I wrote to Parky telling her about the poetry-reading fiasco, and my cowardice about the trial, and Lisette’s suggestion that even if I didn’t go to Hamburg, I should go along to watch the Nazi Doctors’ Trial in Nuremberg – and I offered to go as a journalist for
Olympia.
I wouldn’t have to talk to anyone; I could just sit in the gallery with the other reporters and listen and take notes. It would be relevant to my studies as a medical student – I could write a report for my university tutor as well as for
Olympia.
I could help to ‘tell the world’ from behind the mostly anonymous shields of my notebook and typewriter. Parky sent me the world’s most enthusiastic yes – she wired me money for a train ticket. So I went.
Now I’m back, and everything’s changed. Everything!
I’m not much of a journalist. But I didn’t get a chance to feel like an imposter at the Doctors’ Trial last week because Dr Alexander, the American medical expert, kept me so busy. The medical report for my tutor will be straightforward and mostly a matter of typing up my notes. The sizzling human interest story is harder to write, especially since I ended up sitting in court for one day only. I’ve got an idea for how to tell it though – how going to the Doctors’ Trial changed my mind about going to the Ravensbrück trial. I still don’t
want
to go and even if I
am
going now I feel kind of ashamed and embarrassed for being such a scaredy-cat about it in the first place, but I’ll use this story for
Olympia
as a chance to defend myself.
I’m going to try writing a draft of it right here in my Ravensbrück notebook. It seems like the right place to do it. And that’s why Maddie gave it to me in the first place after all, to bribe me with nice paper. There’s enough room left because the Ravensbrück bit is all written from top to bottom and edge to edge of every page in absolutely
minuscule
writing. I don’t remember doing that on purpose – in the back of my mind I probably thought someone was going to take the paper away from me.

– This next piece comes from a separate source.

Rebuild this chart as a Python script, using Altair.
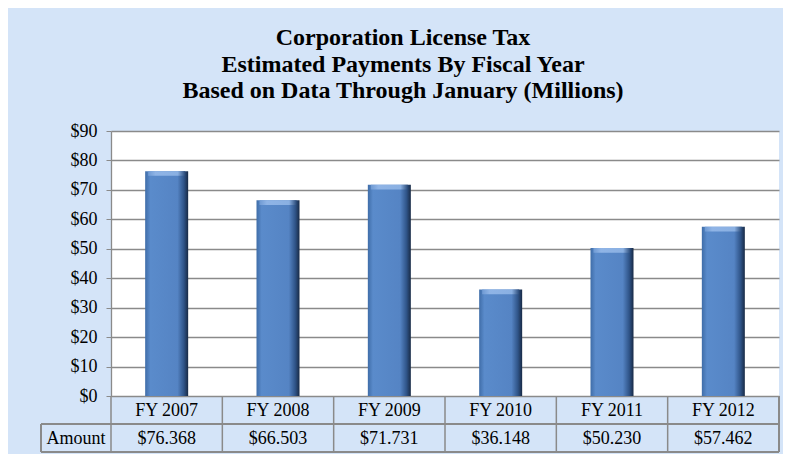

I like the idea that if I draft this article here then the story will be complete and in one place, even if the last part – the part I am about to write – gets typed up later and published somewhere else.
(by Rose Justice)
A pilot’s greatest challenge is not bad weather or low fuel or getting lost. It’s not even getting shot at. My greatest challenge is a friend who is afraid of flying.
I got my high school diploma six months early because I had a job in the British Air Transport Auxiliary, ferrying aircraft for the Royal Air Force in the spring of 1944 just before the Allied invasion of Normandy. Before I went to Europe I decided I was going to take every one of my best friends from the girls’ varsity basketball team for a joyride in one of my dad’s Piper Cubs. It only has two seats, so this was a fun project, just me and my friends without my dad. We’d fly over their houses or over the lake where we swam in the summer, or west to see the state Capitol building, and they’d take pictures, and then we’d get my dad to take a picture of us standing together by the plane afterwards – laughing and windblown, arms around each other’s shoulders, looking very pleased with ourselves.